Maybe this says far more about myself as a person than I care to admit, but: aside from looking for familiar names, my first instinct when a film festival’s lineup drops is to see what film premises most immediately make me say “holy sh*t”.
The Sadness, a Taiwanese extreme action/horror film from Canadian director Rob Jabbaz, is the kind of film that leaps off the page and goes straight for the jugular. Partially inspired by the infamous graphic novel Crossed by Garth Ennis (which I lovingly describe as ‘what if a Cannibal Corpse album cover was a comic book’), The Sadness follows a young Taiwanese couple, Jim and Kat, who are thrust into a survival scenario like no other when their city falls under the spell of a viral pandemic – one that drives the infected to inflict their most bloodthirsty, depraved desires on anyone they can find.
But what really matters is whether it actually delivers the goods once you’re sat in front of the big (or small screen) with your popcorn, and let me tell you: The Sadness is exactly the movie it promises to be, with gleeful abandon.
The infected antagonists of this film aren’t just mindless pseudo-zombies, lumbering about the streets – they’re intelligent, capable and spiteful. These are human beings with the inhibition switch not only flicked off, but ripped out at the root and wielded as a deadly weapon. Some of the film’s most shocking and striking sequences are the result of not just the on-screen violence, but the way in which its perpetrators derive an almost transcendent pleasure from inflicting it.
Tzu-Chiang Wang absolutely steals the show as the film’s primary antagonist, a middle-aged businessman whose tone-deaf advances on Kat are rebuffed early into the film. In a nightmarish sequence where the virus spreads in a tightly-packed subway train, Wang becomes a relentless pursuer of Kat, vowing to get exactly what he wants from her.
I’d hate to spoil too much, but the special effects team here truly excelled.
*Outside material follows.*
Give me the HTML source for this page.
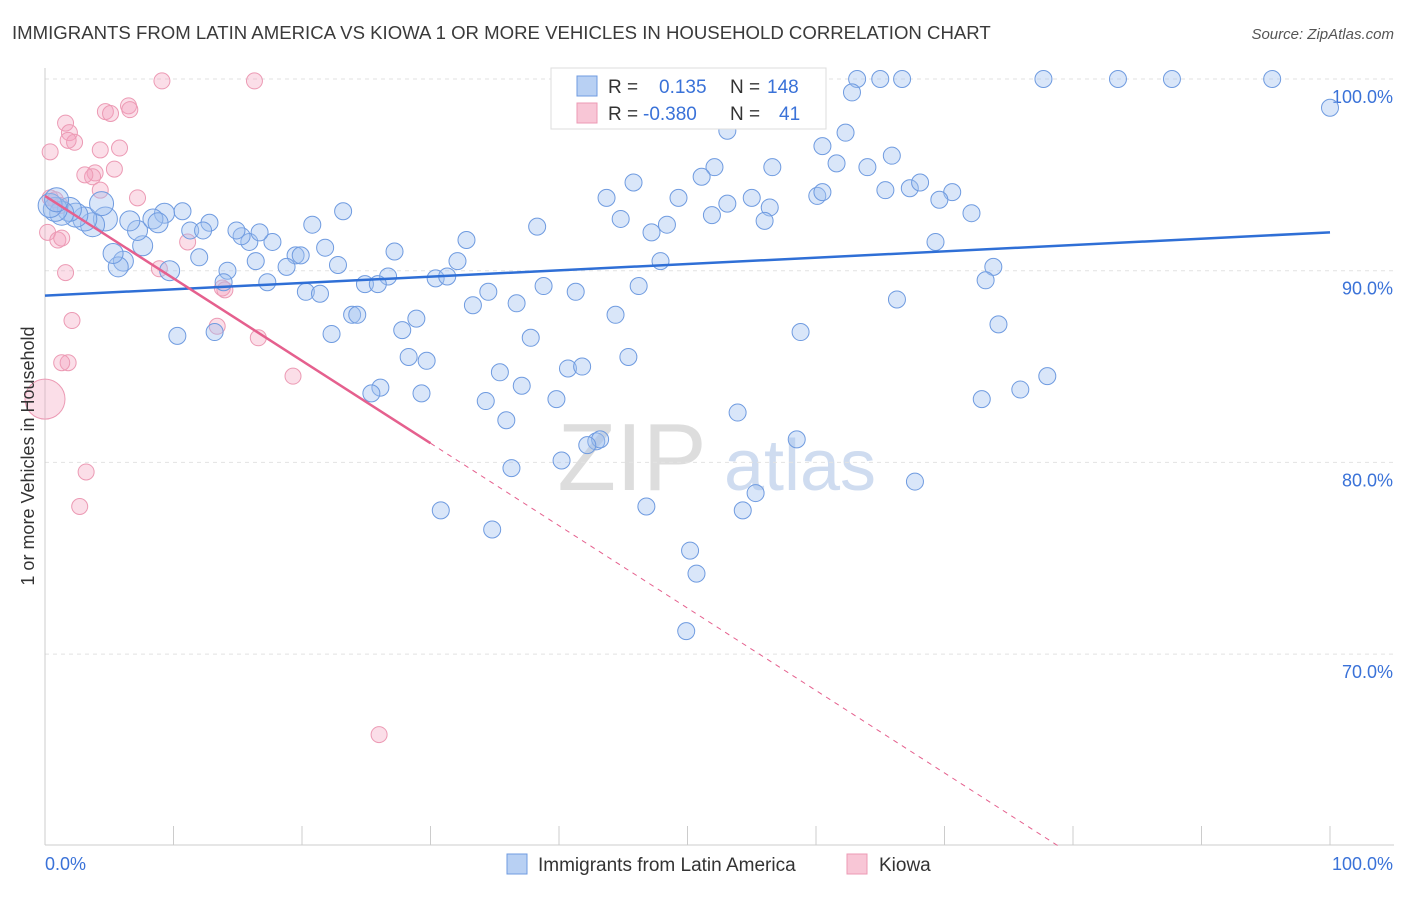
<!DOCTYPE html>
<html><head><meta charset="utf-8"><style>
body{margin:0;background:#fff;font-family:"Liberation Sans",sans-serif;}
svg text{font-family:"Liberation Sans",sans-serif;}
</style></head><body>
<svg id="chart" width="1406" height="892" xmlns="http://www.w3.org/2000/svg">
<text x="12" y="39" font-size="18.6" fill="#3a3a3a">IMMIGRANTS FROM LATIN AMERICA VS KIOWA 1 OR MORE VEHICLES IN HOUSEHOLD CORRELATION CHART</text>
<text x="1394" y="39" font-size="15" fill="#555" text-anchor="end" font-style="italic">Source: ZipAtlas.com</text>
<g>
<text x="632" y="490" font-size="96" fill="#ddd" text-anchor="middle" font-family="Liberation Serif">ZIP</text>
<text x="800" y="490" font-size="72" fill="#cfdcf0" text-anchor="middle">atlas</text>
</g>
<g id="grid"></g>
<g id="axes"></g>
<g id="marks"></g>
<text transform="translate(34,456) rotate(-90)" font-size="18" fill="#333" text-anchor="middle">1 or more Vehicles in Household</text>
<g>
<rect x="551" y="68" width="275" height="61" fill="#fff" stroke="#ddd"/>
<rect x="577" y="76" width="20" height="20" fill="#b8d0f3" stroke="#6f9be0"/>
<rect x="577" y="103" width="20" height="20" fill="#f8c6d6" stroke="#ec9ab4"/>
<text x="608" y="93" font-size="19" fill="#333">R = </text><text x="659" y="93" font-size="19" fill="#3a72d8">0.135</text>
<text x="730" y="93" font-size="19" fill="#333">N = </text><text x="767" y="93" font-size="19" fill="#3a72d8">148</text>
<text x="608" y="120" font-size="19" fill="#333">R = </text><text x="643" y="120" font-size="19" fill="#3a72d8">-0.380</text>
<text x="730" y="120" font-size="19" fill="#333">N = </text><text x="779" y="120" font-size="19" fill="#3a72d8">41</text>
</g>
<g>
<rect x="507" y="854" width="20" height="20" fill="#b8d0f3" stroke="#6f9be0"/>
<text x="538" y="871" font-size="19" fill="#333">Immigrants from Latin America</text>
<rect x="847" y="854" width="20" height="20" fill="#f8c6d6" stroke="#ec9ab4"/>
<text x="879" y="871" font-size="19" fill="#333">Kiowa</text>
</g>
</svg>
<script>
const yTicks=[100,90,80,70];
const yTickLabels=["100.0%","90.0%","80.0%","70.0%"];
const xTicks=[0,10,20,30,40,50,60,70,80,90,100];
const blueX=[77.7,83.5,87.7,95.5,63.2,65.0,66.7,57.8,100,62.8,53.1,62.3,60.5,61.6,64.0,65.9,52.1,56.6,51.1,45.8,43.7,49.3,55.0,53.1,56.4,60.1,60.5,65.4,67.3,68.1,70.6,69.6,72.1,51.9,56.0,44.8,47.2,48.4,38.3,32.8,69.3,47.9,32.1,30.4,31.3,34.5,38.8,41.3,36.7,33.3,46.2,44.4,66.3,73.8,73.2,74.2,58.8,37.8,45.4,28.3,29.7,35.4,37.1,40.7,41.8,78.0,75.9,72.9,53.9,39.8,34.3,35.9,26.1,29.3,25.4,42.9,43.2,42.2,58.5,40.2,36.3,67.7,55.3,54.3,46.8,30.8,34.8,50.2,50.7,49.9,23.2,20.8,19.5,21.8,17.7,15.9,15.3,16.7,14.9,12.8,10.7,9.3,11.3,12.3,12.0,14.2,16.4,18.8,19.9,22.8,27.2,26.7,24.9,25.9,20.3,21.4,17.3,13.9,9.7,6.1,5.7,5.3,7.6,7.2,8.4,8.8,6.6,4.7,3.7,3.1,2.4,1.9,1.3,0.8,0.4,0.9,4.4,10.3,13.2,22.3,23.9,24.3,28.9,27.8];
const blueY=[100,100,100,100,100,100,100,99.7,98.5,99.3,97.3,97.2,96.5,95.6,95.4,96.0,95.4,95.4,94.9,94.6,93.8,93.8,93.8,93.5,93.3,93.9,94.1,94.2,94.3,94.6,94.1,93.7,93.0,92.9,92.6,92.7,92.0,92.4,92.3,91.6,91.5,90.5,90.5,89.6,89.7,88.9,89.2,88.9,88.3,88.2,89.2,87.7,88.5,90.2,89.5,87.2,86.8,86.5,85.5,85.5,85.3,84.7,84.0,84.9,85.0,84.5,83.8,83.3,82.6,83.3,83.2,82.2,83.9,83.6,83.6,81.1,81.2,80.9,81.2,80.1,79.7,79.0,78.4,77.5,77.7,77.5,76.5,75.4,74.2,71.2,93.1,92.4,90.8,91.2,91.5,91.5,91.8,92.0,92.1,92.5,93.1,93.0,92.1,92.1,90.7,90.0,90.5,90.2,90.8,90.3,91.0,89.7,89.3,89.3,88.9,88.8,89.4,89.4,90.0,90.5,90.2,90.9,91.3,92.1,92.7,92.5,92.6,92.7,92.4,92.7,92.9,93.2,93.0,93.2,93.4,93.7,93.5,86.6,86.8,86.7,87.7,87.7,87.5,86.9];
const pinkX=[0.4,0.8,1.2,0.2,1.0,1.3,0.4,1.6,1.9,2.3,1.8,4.7,5.1,6.5,6.6,5.8,5.4,4.3,3.9,3.7,3.1,4.3,7.2,9.1,16.3,11.1,8.9,13.8,14.0,13.4,16.6,19.3,1.6,2.1,1.8,1.3,3.2,2.7,26.0,0];
const pinkY=[93.8,93.7,93.4,92.0,91.6,91.7,96.2,97.7,97.2,96.7,96.8,98.3,98.2,98.6,98.4,96.4,95.3,96.3,95.1,94.9,95.0,94.2,93.8,99.9,99.9,91.5,90.1,89.1,89.0,87.1,86.5,84.5,89.9,87.4,85.2,85.2,79.5,77.7,65.8,83.3];
const blueTrend=[88.7,92.0];
const pinkTrend=[93.9,-0.43];
const NS="http://www.w3.org/2000/svg";
const X=v=>45+v*12.85;
const Y=v=>79+(100-v)*19.17;
function mk(tag,attrs,parent){const e=document.createElementNS(NS,tag);for(const k in attrs)e.setAttribute(k,attrs[k]);parent.appendChild(e);return e;}
const grid=document.getElementById('grid'),axes=document.getElementById('axes'),marks=document.getElementById('marks');
yTicks.forEach((t,i)=>{
 const l=mk('line',{x1:45,x2:1394,y1:Y(t),y2:Y(t),stroke:'#e2e2e2','stroke-dasharray':'4,4'},grid);
 
 
 const tx=mk('text',{x:1393,y:Y(t)+24,'font-size':18,fill:'#3a72d8','text-anchor':'end'},axes);
 tx.textContent=yTickLabels[i];
 
 
});
mk('line',{x1:45,x2:45,y1:68,y2:845,stroke:'#ccc'},axes);
mk('line',{x1:45,x2:1394,y1:845,y2:845,stroke:'#ccc'},axes);
xTicks.forEach(t=>{const l=mk('line',{x1:X(t),x2:X(t),y1:826,y2:845,stroke:'#ccc'},axes);
 
 });
const x0=mk('text',{x:45,y:870,'font-size':18,fill:'#3a72d8'},axes);x0.textContent='0.0%';


const x1=mk('text',{x:1393,y:870,'font-size':18,fill:'#3a72d8','text-anchor':'end'},axes);x1.textContent='100.0%';


pinkX.forEach((v,i)=>{const r=(v===0)?20:8;
 const c=mk('circle',{cx:X(v),cy:Y(pinkY[i]),r:r,fill:'rgba(243,160,188,0.35)',stroke:'#ec9ab4','stroke-width':1},marks);
 
 });
blueX.forEach((v,i)=>{const r=v<5?12:(v<10?10:8.5);
 const c=mk('circle',{cx:X(v),cy:Y(blueY[i]),r:r,fill:'rgba(160,192,240,0.4)',stroke:'#6f9be0','stroke-width':1},marks);
 
 });
const bt=mk('line',{x1:X(0),y1:Y(blueTrend[0]),x2:X(100),y2:Y(blueTrend[1]),stroke:'#2f6fd6','stroke-width':2.5},marks);


const pt=mk('line',{x1:X(0),y1:Y(pinkTrend[0]),x2:X(30),y2:Y(pinkTrend[0]+pinkTrend[1]*30),stroke:'#e5608e','stroke-width':2.5},marks);


const xe=(60-pinkTrend[0])/pinkTrend[1];
const pd=mk('line',{x1:X(30),y1:Y(pinkTrend[0]+pinkTrend[1]*30),x2:X(xe),y2:Y(60),stroke:'#e5608e','stroke-width':1,'stroke-dasharray':'5,5'},marks);


</script>
</body></html>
The infected have such a distinctive look about them; bulbous, weeping eyes that have fully given way to the pupil. It’s the perfect compliment to the grotesque, wide grins plastered on the faces of each infected citizen, no matter whether they’re stabbing a victim to death or writhing together in a tangled, bloody orgy. The Sadness can proudly boast some of the most toe-curling, viscerally unpleasant and well-done gore in recent memory.
For those who don’t see the appeal in nihilistic gore-fests, it’s safe to say this might not be your jam. But for audiences who are looking for something challenging, with the spirit of an early Troma film but truly menacing direction, this is the must-see extreme horror film of the year.